There's a definite feeling here that tech companies are acting with impunity, that they feel like they can do whatever they want without serious repercussions and ask forgiveness later. So far, by the way: even with the GDPR, that is true, because it was affected by lobbying and thus the large tech companies are not quite as helpless as they at first appear; the fines (even in the GDPR) are actually quite low given what's at stake (i.e. to the extent that large specifically-tech firms are likely to be willing to take a few risks and skirt the law), and furthermore the law is quite vulnerable to regulatory capture precisely because only one DPA has jurisdiction - if the tech firms do their paperwork, and then national interest means things get messy. Time will tell if they get away with it, I have no idea.
But the law isn't as crazy as you make it out. There is no personal mandate; so all you can do as an individual is refer it to the DPA, and that means that small and unclear cases are automatically going to be irrelevant - which is by design, because it means the goalposts will naturally shift as firms get their acts together. In short; nobody can sue you under the GDPR, fixing the most egregious cases is going to be fine for years. Yes - that's not a guarantee, so it's scary, and that too, is by design. If you don't need to have all that privacy sensitive stuff flying around, you shouldn't.
Don't forget that the damage isn't hypothetical here: all that PII obviously distorts democracy and enables identity theft. It's already happening on a massive scale; if anything the GDPR is years late and much too lenient.
But your focus on bleed and American is wrong. People want them to stop collecting PII. The GDPR isn't well suited to make companies bleed; it's too easy to avoid it; it's never going to amount to a significant tax. Nor is the focus on American - it just so happens the large tech firms are American. But people are more worried about Russia or China getting their hands on the American data on Europeans, than specifically Americans. Where activities were in the EU (e.g. Cambridge Analytica) it's not like the kid gloves are on.
Incidentally that's not to say people don't want a tax on tech firms; certainly France does. But that's a different issue and the only relation to the GDPR really is that the systematic tax-evasion techniques exacerbate the sense of impunity.

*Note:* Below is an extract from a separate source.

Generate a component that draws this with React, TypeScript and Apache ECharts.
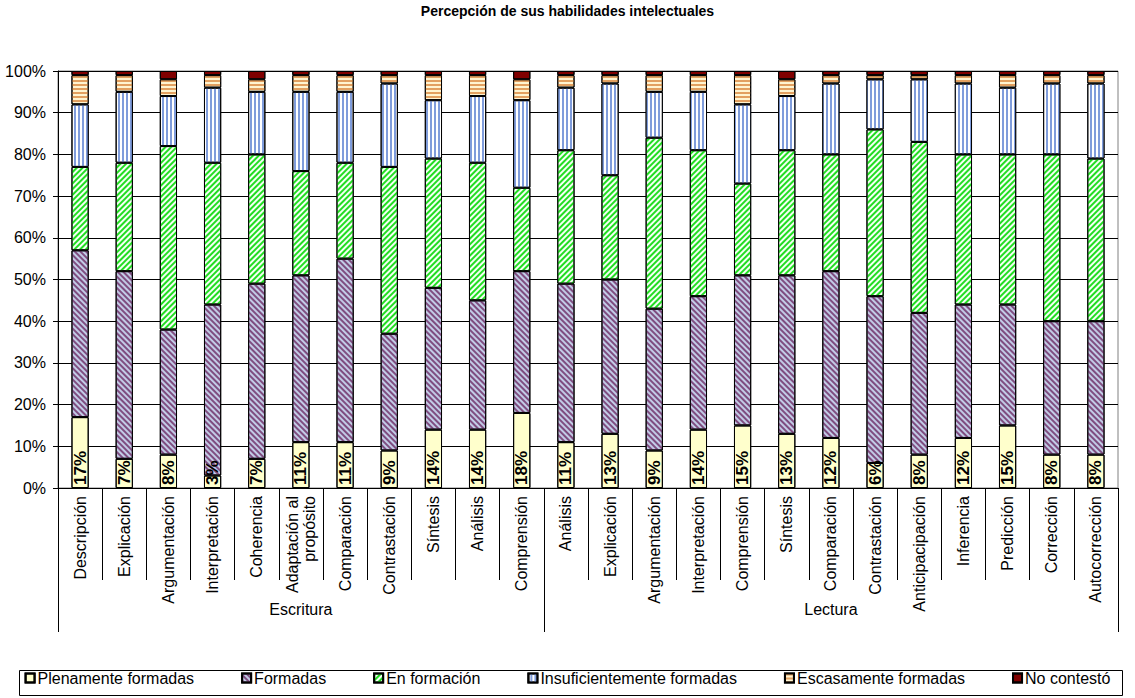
import React, { useEffect, useRef } from "react";
import * as echarts from "echarts";

const categories = [
  "Descripción", "Explicación", "Argumentación", "Interpretación", "Coherencia",
  "Adaptación al\npropósito", "Comparación", "Contrastación", "Síntesis", "Análisis",
  "Comprensión",
  "Análisis", "Explicación", "Argumentación", "Interpretación", "Comprensión",
  "Síntesis", "Comparación", "Contrastación", "Anticipacipación", "Inferencia",
  "Predicción", "Corrección", "Autocorrección",
];

const groupNames = ["Escritura", "Lectura"];
const groupSizes = [11, 13];

const yTicks = [0, 10, 20, 30, 40, 50, 60, 70, 80, 90, 100];

const plenamente = [17, 7, 8, 3, 7, 11, 11, 9, 14, 14, 18, 11, 13, 9, 14, 15, 13, 12, 6, 8, 12, 15, 8, 8];
const formadas = [40, 45, 30, 41, 42, 40, 44, 28, 34, 31, 34, 38, 37, 34, 32, 36, 38, 40, 40, 34, 32, 29, 32, 32];
const enFormacion = [20, 26, 44, 34, 31, 25, 23, 40, 31, 33, 20, 32, 25, 41, 35, 22, 30, 28, 40, 41, 36, 36, 40, 39];
const insuficientes = [15, 17, 12, 18, 15, 19, 17, 20, 14, 16, 21, 15, 22, 11, 14, 19, 13, 17, 12, 15, 17, 16, 17, 18];
const escasas = [7, 4, 4, 3, 3, 4, 4, 2, 6, 5, 5, 3, 2, 4, 4, 7, 4, 2, 1, 1, 2, 3, 2, 2];
const noContesto = [1, 1, 2, 1, 2, 1, 1, 1, 1, 1, 2, 1, 1, 1, 1, 1, 2, 1, 1, 1, 1, 1, 1, 1];

const FONT = "'Liberation Sans', Arial, Helvetica, sans-serif";

// first index of each group, and the index holding each group's label
const groupStarts: number[] = [];
const groupCenters: number[] = [];
{
  let acc = 0;
  groupSizes.forEach((n) => {
    groupStarts.push(acc);
    groupCenters.push(acc + Math.floor(n / 2));
    acc += n;
  });
}

// a pattern that paints nothing, for the plain-filled series
const noDecal = {
  symbol: "rect",
  symbolSize: 1,
  color: "rgba(0,0,0,0)",
  dashArrayX: [1, 0],
  dashArrayY: [1, 0],
};

export default function App() {
  const ref = useRef<HTMLDivElement>(null);

  useEffect(() => {
    if (!ref.current) return;
    const chart = echarts.init(ref.current, undefined, { renderer: "svg" });

    const border = { borderColor: "#000", borderWidth: 1 };

    const seriesDefs = [
      {
        name: "Plenamente formadas",
        data: plenamente,
        itemStyle: { color: "#FFFFCC", ...border, decal: noDecal },
        label: {
          show: true,
          position: "insideBottom",
          rotate: 90,
          align: "left",
          verticalAlign: "middle",
          distance: 3,
          formatter: "{c}%",
          fontFamily: FONT,
          fontWeight: "bold",
          fontSize: 17,
          color: "#000",
        },
      },
      {
        name: "Formadas",
        data: formadas,
        itemStyle: {
          color: "#C2CBE6",
          ...border,
          decal: {
            symbol: "rect",
            symbolSize: 1,
            color: "rgba(115, 55, 110, 0.85)",
            dashArrayX: [1, 0],
            dashArrayY: [1.3, 1.5],
            rotation: Math.PI / 4,
          },
        },
      },
      {
        name: "En formación",
        data: enFormacion,
        itemStyle: {
          color: "#F4FFF4",
          ...border,
          decal: {
            symbol: "rect",
            symbolSize: 1,
            color: "#22DD22",
            dashArrayX: [1, 0],
            dashArrayY: [1.5, 1.3],
            rotation: -Math.PI / 4,
          },
        },
      },
      {
        name: "Insuficientemente formadas",
        data: insuficientes,
        itemStyle: {
          color: "#FFFFFF",
          ...border,
          decal: {
            symbol: "rect",
            symbolSize: 1,
            color: "#7F9CDB",
            dashArrayX: [1, 0],
            dashArrayY: [1.2, 1.3],
            rotation: Math.PI / 2,
          },
        },
      },
      {
        name: "Escasamente formadas",
        data: escasas,
        itemStyle: {
          color: "#FFF4D0",
          ...border,
          decal: {
            symbol: "rect",
            symbolSize: 1,
            color: "#E2A060",
            dashArrayX: [1, 0],
            dashArrayY: [1.2, 1.4],
            rotation: 0,
          },
        },
      },
      {
        name: "No contestó",
        data: noContesto,
        itemStyle: { color: "#800000", ...border, decal: noDecal },
      },
    ];

    chart.setOption({
      animation: false,
      aria: { enabled: true, decal: { show: true } },
      title: {
        text: "Percepción de sus habilidades intelectuales",
        left: "center",
        top: 4,
        padding: 0,
        textStyle: { fontFamily: FONT, fontSize: 14, fontWeight: "bold", color: "#000" },
      },
      grid: {
        left: 58,
        right: 17,
        top: 71,
        bottom: 210,
        show: true,
        borderColor: "#808080",
        borderWidth: 1,
      },
      legend: {
        bottom: 7,
        left: "center",
        icon: "rect",
        itemWidth: 9,
        itemHeight: 9,
        itemGap: 47,
        textStyle: { fontFamily: FONT, fontSize: 16, color: "#000", padding: [0, 0, 0, -2] },
      },
      graphic: [
        {
          type: "rect",
          left: 17,
          top: 668,
          shape: { width: 1103, height: 25 },
          style: { fill: "none", stroke: "#000", lineWidth: 1 },
          silent: true,
        },
      ],
      xAxis: [
        {
          type: "category",
          data: categories,
          position: "bottom",
          axisLine: { lineStyle: { color: "#000" } },
          axisTick: { show: true, length: 92, lineStyle: { color: "#000" } },
          axisLabel: {
            interval: 0,
            rotate: 90,
            margin: 8,
            fontFamily: FONT,
            fontSize: 16,
            color: "#000",
            lineHeight: 17,
          },
        },
        {
          type: "category",
          data: categories,
          position: "bottom",
          axisLine: { show: false },
          axisTick: {
            show: true,
            length: 144,
            interval: (i: number) => groupStarts.includes(i),
            lineStyle: { color: "#000" },
          },
          axisLabel: {
            interval: (i: number) => groupCenters.includes(i),
            formatter: (_v: string, i: number) => {
              const g = groupCenters.indexOf(i);
              return g >= 0 ? groupNames[g] : "";
            },
            margin: 113,
            fontFamily: FONT,
            fontSize: 16,
            color: "#000",
          },
          splitLine: { show: false },
        },
      ],
      yAxis: {
        type: "value",
        min: yTicks[0],
        max: yTicks[yTicks.length - 1],
        interval: yTicks[1] - yTicks[0],
        axisLine: { show: true, lineStyle: { color: "#000" } },
        axisTick: { show: true, length: 5, lineStyle: { color: "#000" } },
        axisLabel: {
          formatter: "{value}%",
          margin: 12,
          fontFamily: FONT,
          fontSize: 16,
          color: "#000",
        },
        splitLine: { show: true, lineStyle: { color: "#000", width: 1 } },
      },
      series: seriesDefs.map((s) => ({
        type: "bar",
        stack: "total",
        barWidth: "39%",
        xAxisIndex: 0,
        ...s,
      })),
    } as any);

    return () => chart.dispose();
  }, []);

  return (
    <div
      ref={ref}
      style={{ position: "fixed", left: 0, top: 0, width: 1135, height: 698, background: "#fff" }}
    />
  );
}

> You're right that showing a message, "This site is currently unavailable to visitors from the European Economic Area while we work to ensure your data is protected in accordance with applicable EU laws" is misleading. It should really read, "Your government has instituted vague and overly broad regulation on data collection which, coupled with a hostile attitude towards American tech companies, makes us unwilling to serve EU visitors".
That would be a much better message. Honestly! If that's there opinion I really respect that. I hope we can both agree that there are no easy answers on jurisdiction on the internet, and that the GDPR is at least understandable even if it's onerous to some, and certainly not an ideal solution.
I don't believe the current state of affairs - mass surveillance; extremely asymmetric power imbalance between collector and subjects; news filtered largely through tech-facilitated bubbles; democracy; an internet without any walls - is stable. Something is going to give. And I hope it's not democracy - but I'm not convinced.
Once something like this turns into a nationalist, patriotic issue, you can be absolutely sure that what's definitely going to die first is jurisdictional restraint and the wall-less internet. And that would be a shame.